The creators of the show created such believable characters, that they truly became a part of our lives. Characters you never forget. Characters that you know so well that you can guess what they would do before they even did it. Characters that you grow to love and cherish long after they've gone.

I've been working on characterization this week. There was a guest author that took part in a forum this week that I participate in. She shared with us some lessons on creating believable characters. I agreed with a lot of what she said, but some of it sounded foreign to me.

At one point she suggested I have a conversation with my characters and let them tell me what they are like and why they do what they do. I do catch myself conversing with myself from time to time, but I don't know if I'm ready to have conversations with people I've imagined and created. But it's obviously worked for her, so what can I say.

Outside of talking with my characters, I've begun to get to know them. I've used character worksheets that detail a character's history and background, likes and dislikes, regrets, dreams, home life, etc. It's amazing watching your characters come to life before your eyes. Who knows...I may become even more eccentric and take my character to Starbucks for a conversation...Nope, still not happening.

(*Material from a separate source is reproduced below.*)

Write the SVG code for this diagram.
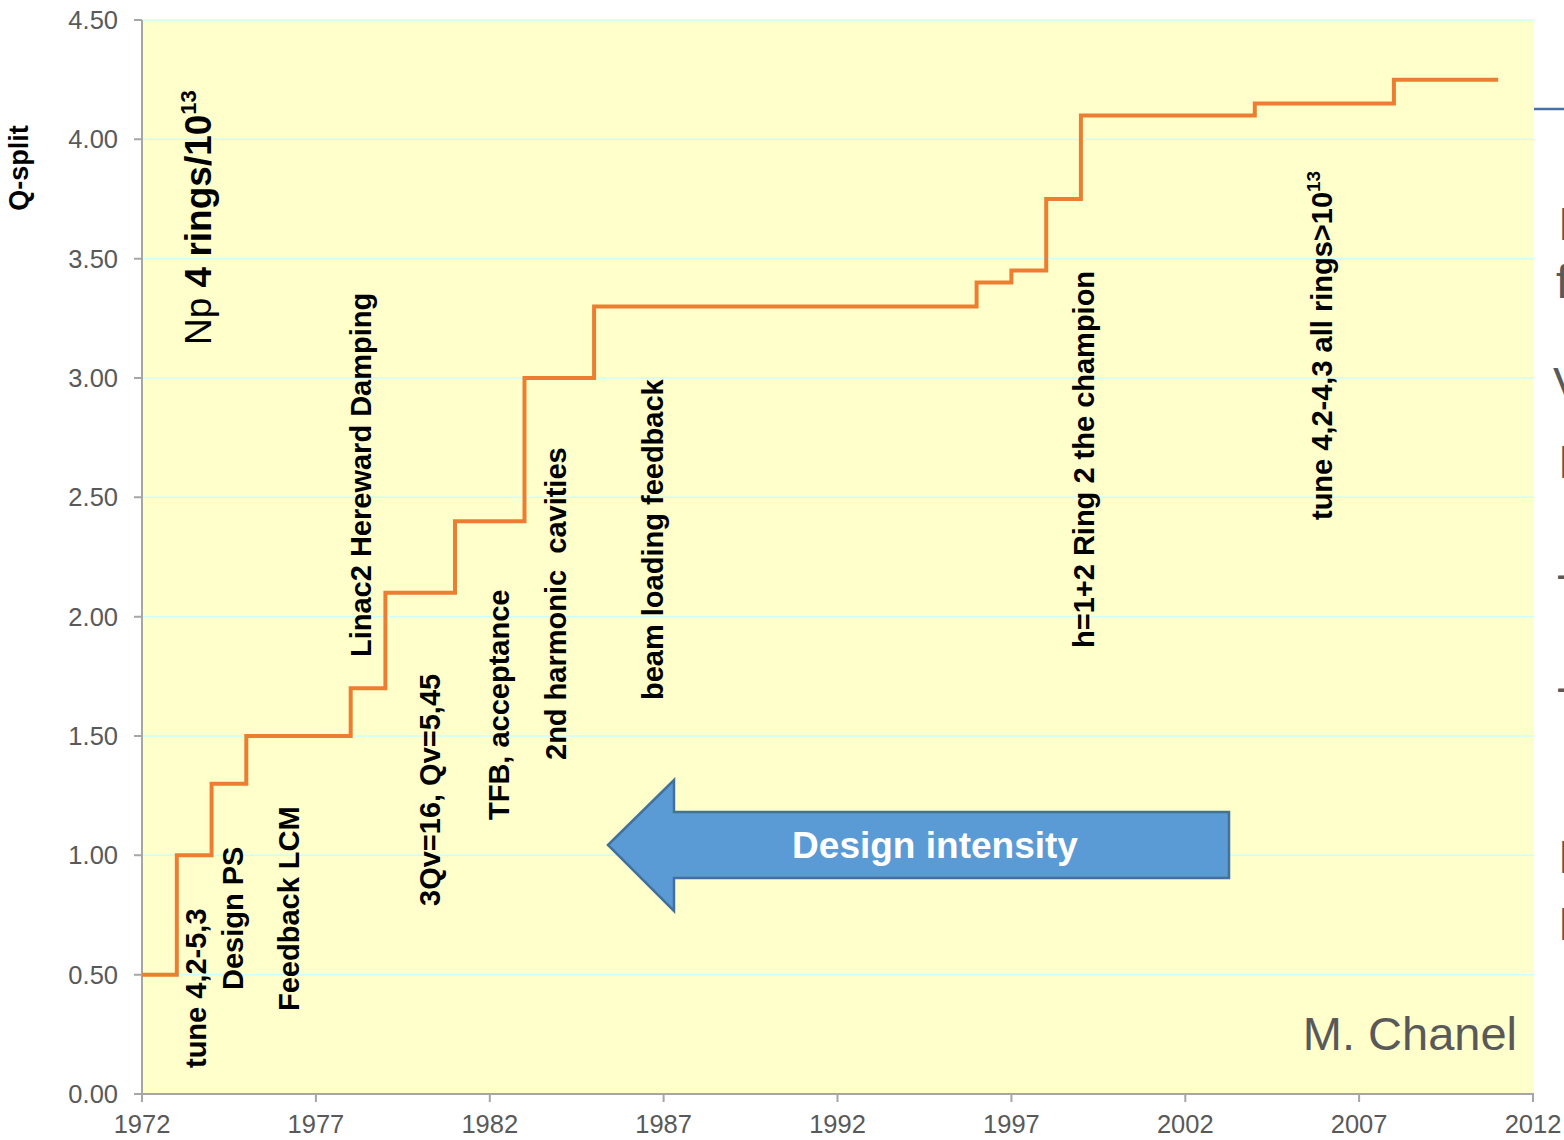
<svg xmlns="http://www.w3.org/2000/svg" width="1564" height="1140" viewBox="0 0 1564 1140">
<style>
.tick{font-family:"Liberation Sans",Arial,sans-serif;font-size:25.5px;fill:#595959}
.ann{font-family:"Liberation Sans",Arial,sans-serif;font-size:29px;font-weight:bold;fill:#000}
.grid{stroke:#CCFFFF;stroke-width:1.5}
.axis{stroke:#A6A6A6;stroke-width:2;fill:none}
.frag{font-family:"Liberation Sans",Arial,sans-serif;font-size:46px;fill:#595959}
</style>
<defs>
<clipPath id="edge"><rect x="1534" y="0" width="30" height="1140"/></clipPath>
</defs>
<rect width="1564" height="1140" fill="#FFFFFF"/>
<g id="plot-area">
<rect x="142" y="20" width="1392" height="1074" fill="#FFFFCC"/>
<g id="gridlines">
<line class="grid" x1="142" y1="20" x2="1534" y2="20"/>
<line class="grid" x1="142" y1="139.3" x2="1534" y2="139.3"/>
<line class="grid" x1="142" y1="258.7" x2="1534" y2="258.7"/>
<line class="grid" x1="142" y1="378" x2="1534" y2="378"/>
<line class="grid" x1="142" y1="497.3" x2="1534" y2="497.3"/>
<line class="grid" x1="142" y1="616.7" x2="1534" y2="616.7"/>
<line class="grid" x1="142" y1="736" x2="1534" y2="736"/>
<line class="grid" x1="142" y1="855.3" x2="1534" y2="855.3"/>
<line class="grid" x1="142" y1="974.7" x2="1534" y2="974.7"/>
</g>
</g>
<g id="axes">
<path class="axis" d="M142,20 V1094 H1534"/>
<path class="axis" d="M134,20 H142 M134,139.3 H142 M134,258.7 H142 M134,378 H142 M134,497.3 H142 M134,616.7 H142 M134,736 H142 M134,855.3 H142 M134,974.7 H142 M134,1094 H142"/>
<path class="axis" d="M142,1094 V1102 M315.9,1094 V1102 M489.8,1094 V1102 M663.6,1094 V1102 M837.5,1094 V1102 M1011.4,1094 V1102 M1185.3,1094 V1102 M1359.1,1094 V1102 M1533,1094 V1102"/>
<g id="y-labels" text-anchor="end">
<text class="tick" x="118" y="29">4.50</text>
<text class="tick" x="118" y="148.3">4.00</text>
<text class="tick" x="118" y="267.7">3.50</text>
<text class="tick" x="118" y="387">3.00</text>
<text class="tick" x="118" y="506.3">2.50</text>
<text class="tick" x="118" y="625.7">2.00</text>
<text class="tick" x="118" y="745">1.50</text>
<text class="tick" x="118" y="864.3">1.00</text>
<text class="tick" x="118" y="983.7">0.50</text>
<text class="tick" x="118" y="1103">0.00</text>
</g>
<g id="x-labels" text-anchor="middle">
<text class="tick" x="142" y="1133">1972</text>
<text class="tick" x="315.9" y="1133">1977</text>
<text class="tick" x="489.8" y="1133">1982</text>
<text class="tick" x="663.6" y="1133">1987</text>
<text class="tick" x="837.5" y="1133">1992</text>
<text class="tick" x="1011.4" y="1133">1997</text>
<text class="tick" x="1185.3" y="1133">2002</text>
<text class="tick" x="1359.1" y="1133">2007</text>
<text class="tick" x="1533" y="1133">2012</text>
</g>
<text id="y-title" transform="translate(28,168) rotate(-90)" text-anchor="middle" font-family="Liberation Sans, Arial, sans-serif" font-size="27" font-weight="bold" fill="#000">Q-split</text>
</g>
<g id="series">
<path d="M142,974.7 H176.8 V855.3 H211.6 V783.7 H246.3 V736 H350.7 V688.3 H385.4 V592.8 H455 V521.2 H524.5 V378 H594.1 V306.4 H976.6 V282.5 H1011.4 V270.6 H1046.2 V199 H1080.9 V115.5 H1254.8 V103.5 H1393.9 V79.7 H1498.2" fill="none" stroke="#ED7D31" stroke-width="4"/>
</g>
<g id="annotations">
<text transform="translate(211,345) rotate(-90)" font-family="Liberation Sans, Arial, sans-serif" font-size="37" fill="#000">Np <tspan font-weight="bold">4 rings/10</tspan><tspan font-weight="bold" font-size="22" dy="-15">13</tspan></text>
<text class="ann" transform="translate(206,1068) rotate(-90)">tune 4,2-5,3</text>
<text class="ann" transform="translate(243,990) rotate(-90)">Design PS</text>
<text class="ann" transform="translate(299,1011) rotate(-90)">Feedback LCM</text>
<text class="ann" transform="translate(371,657) rotate(-90)">Linac2 Hereward Damping</text>
<text class="ann" transform="translate(440,906) rotate(-90)" xml:space="preserve">3Qv=16, Qv=5,45</text>
<text class="ann" transform="translate(509,820) rotate(-90)">TFB, acceptance</text>
<text class="ann" transform="translate(566,760) rotate(-90)" xml:space="preserve">2nd harmonic  cavities</text>
<text class="ann" transform="translate(663,700) rotate(-90)">beam loading feedback</text>
<text class="ann" transform="translate(1094,648) rotate(-90)">h=1+2 Ring 2 the champion</text>
<text class="ann" transform="translate(1332,520) rotate(-90)">tune 4,2-4,3 all rings&gt;10<tspan font-size="19" dy="-12">13</tspan></text>
<text x="1517" y="1050" text-anchor="end" font-family="Liberation Sans, Arial, sans-serif" font-size="47" fill="#595959">M. Chanel</text>
</g>
<g id="design-intensity-arrow">
<polygon points="608,845 674,780 674,812 1229,812 1229,878 674,878 674,911" fill="#5B9BD5" stroke="#41719C" stroke-width="2.5" stroke-linejoin="miter"/>
<text x="935" y="858" text-anchor="middle" font-family="Liberation Sans, Arial, sans-serif" font-size="37" font-weight="bold" fill="#FFFFFF">Design intensity</text>
</g>
<g id="slide-edge" clip-path="url(#edge)">
<line x1="1534" y1="109" x2="1564" y2="109" stroke="#4A6FA5" stroke-width="2.5"/>
<text class="frag" x="1558" y="240">I</text>
<text class="frag" x="1556" y="298">f</text>
<text class="frag" x="1553" y="400">V</text>
<text class="frag" x="1558" y="478">I</text>
<text class="frag" x="1556" y="590">-</text>
<text class="frag" x="1556" y="703">-</text>
<text class="frag" x="1558" y="873">I</text>
<text class="frag" x="1558" y="940">I</text>
</g>
</svg>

Wonder if David Crane and Marta Kauffman ever had conversations with their Friends. I bet Joey was a blast to converse with!

Saturday, March 9, 2013

this is me

For years, I've tried to plot and plan my way to a writing career. I thought if I just finished college and stored up enough information, I would feel qualified to write. Then I graduated and still felt inadequate. I struggled and warred with this vision of what I thought I wanted to write. I had such lofty goals and aspirations. No wonder I felt so unable to accomplish them.

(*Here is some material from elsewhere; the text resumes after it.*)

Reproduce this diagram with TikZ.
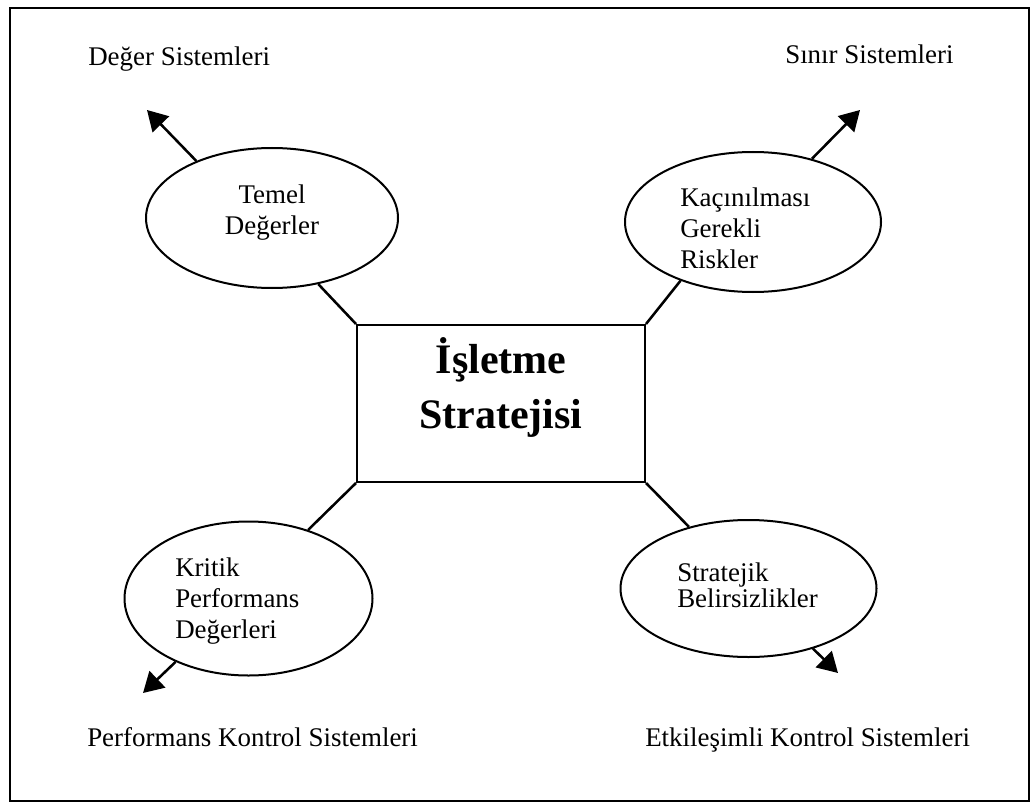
\documentclass[tikz,border=0pt]{standalone}
\usepackage{fontspec}
\setmainfont{Liberation Serif}
\usetikzlibrary{shapes.geometric,arrows.meta}
\newcommand\pxl{0.75pt}
\begin{document}
\begin{tikzpicture}[x=0.75pt,y=-0.75pt,
  bubble/.style={ellipse,draw,line width=1.5pt,inner sep=0pt,
    minimum width=#1},
  bubble/.default=252*\pxl,
  txt/.style={inner sep=0pt,font=\fontsize{20.2}{23.6}\selectfont},
  lbl/.style={txt,anchor=base west},
  inlbl/.style={txt,anchor=base west,text width=#1,align=left},
  link/.style={line width=1.9pt},
  arr/.style={line width=1.9pt,-{Triangle[length=15pt,width=17pt]}}]
\useasboundingbox (0,0) rectangle (1035,806);
% outer frame
\draw[line width=1.3pt] (10,8) rectangle (1029,801);

% central box
\node[draw,line width=1.5pt,minimum width=288*\pxl,minimum height=157*\pxl,inner sep=0pt] (c) at (501,403.5) {};
\node[inner sep=0pt,anchor=base,text width=280*\pxl,align=center,
  font=\bfseries\fontsize{31.5}{41.25}\selectfont] (ct) at (501,373) {İşletme\\Stratejisi};

% four ellipses
\node[bubble,minimum height=140*\pxl] (tv) at (272,218) {};
\node[bubble=256*\pxl,minimum height=140*\pxl] (kr) at (753,222) {};
\node[bubble=248*\pxl,minimum height=154*\pxl] (kp) at (248.5,598.5) {};
\node[bubble=256*\pxl,minimum height=137*\pxl] (sb) at (748.5,588.5) {};

% ellipse texts
\node[txt,anchor=base,text width=200*\pxl,align=center,
  font=\fontsize{20.2}{23.25}\selectfont] (tvt) at (272,204) {Temel\\Değerler};
\node[inlbl=150*\pxl] (krt) at (680,206) {Kaçınılması\\Gerekli\\Riskler};
\node[inlbl=150*\pxl] (kpt) at (175,576) {Kritik\\Performans\\Değerleri};
\node[inlbl=150*\pxl,font=\fontsize{20.2}{20}\selectfont] (sbt) at (677,581) {Stratejik\\Belirsizlikler};

% outer labels
\node[lbl] (ds) at (88,66) {Değer Sistemleri};
\node[lbl] (ss) at (785,64) {Sınır Sistemleri};
\node[lbl] (pk) at (87,746) {Performans Kontrol Sistemleri};
\node[lbl] (ek) at (645,746) {Etkileşimli Kontrol Sistemleri};

% connectors from the box corners
\draw[link] (c.north west) -- (tv.-55);
\draw[link] (c.north east) -- (kr.-141);
\draw[link] (c.south west) -- (kp.49);
\draw[link] (c.south east) -- (sb.134);

% arrows towards the control systems
\coordinate (tvtip) at (147,110);
\coordinate (krtip) at (860,110);
\coordinate (kptip) at (143,693);
\coordinate (sbtip) at (838,673);
\draw[arr] (tv.143) -- (tvtip);
\draw[arr] (kr.47) -- (krtip);
\draw[arr] (kp.221) -- (kptip);
\draw[arr] (sb.-43) -- (sbtip);
\end{tikzpicture}
\end{document}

I figured I needed to start somewhere. I needed to get my feet wet. I wanted to begin with something I felt comfortable writing. I grew up with my grandma telling me "dream and dream BIG!" I took her literally and started penning my dreams at a young age. I decided this would be a good way for me to learn more about my writing style, the techniques, the tricks, etc.

So two years ago, I began the story of Calla and Max, a dream that had began when I was a little girl. I remember being so enamored by the story of Princess Anastasia of Russia. The idea of a lost princess struck a chord with me then. I would dream that I was a lost princess! I decided it was time to give her the happy ending she deserved through the story of Calla.

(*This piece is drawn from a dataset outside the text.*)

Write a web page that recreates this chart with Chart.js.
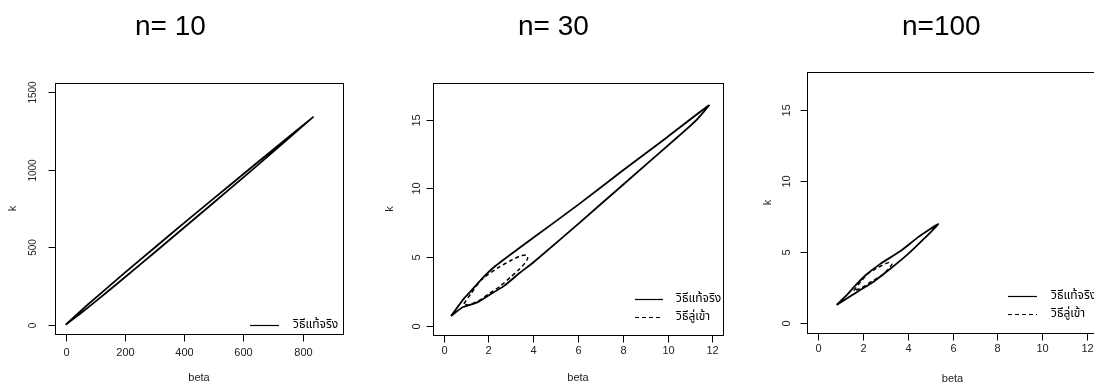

Sheepishly, I kept details of what I was writing a secret for a long time. To be honest, I was a little embarrassed. I was writing a novel about a princess, a far cry from those lofty goals I had fooled myself into believing I wanted. But the more I wrote, the more I realized this is me.

I write fiction. I write romance. And it makes me happy. Maybe someday I'll graduate to something that has a deeper message, something that has a grander impact on the world. But I have decided not to push it. My stories are mindless fun, meant only to entertain, and provide an escape from the harshness of everyday life.

I know this isn't for everyone, and I've come to terms that most of the people I have listed as FB "friends" will never read my book...if it's ever published. I've also realized that many who do, will be surprised by what I've written. I'm writing for me now. Writing what makes me happy. No longer pressuring myself to be something I'm not. Just trying to be me and write my dreams.

Wednesday, March 6, 2013

NaNoWriMo

As many of you already know from my facebook status, I have finally completed the rough draft stage of my first novel. I don't even want to calculate just how long I have been working on this one. I started it in Georgia. Did a little here, a little there, a lot in Idaho, some more in Massachusetts, but most of it in Florida. (I like to think of my travels as research).

It has been a long, long, long process so far, and from what I hear its only just getting good. I have a couple close friends and family members looking it over for me before I begin the editing process. I'm hoping, if I work really hard, I can have it submitted to publishers by April.

Just because I've finally finished this book that I took way too long to write, doesn't mean I get a break. No, no, no. You've gotta strike while the iron is hot! There's this website/community called NaNoWriMo...National Novel Writing Month. Every November they challenge people to write a 50k word novel in 30 days. That's 1,667 words a day.

Well, they have these "camps" throughout the year that prepare for the main event in November and well, I'm going to participate. Starting April 1st, I'm going to try and write a novel in a month.


So if any of you out there have any interest in writing, join me. Take the challenge. It doesn't have to be a work of fiction. It's more about setting a goal and surrounding yourself with the support needed to reach your goal.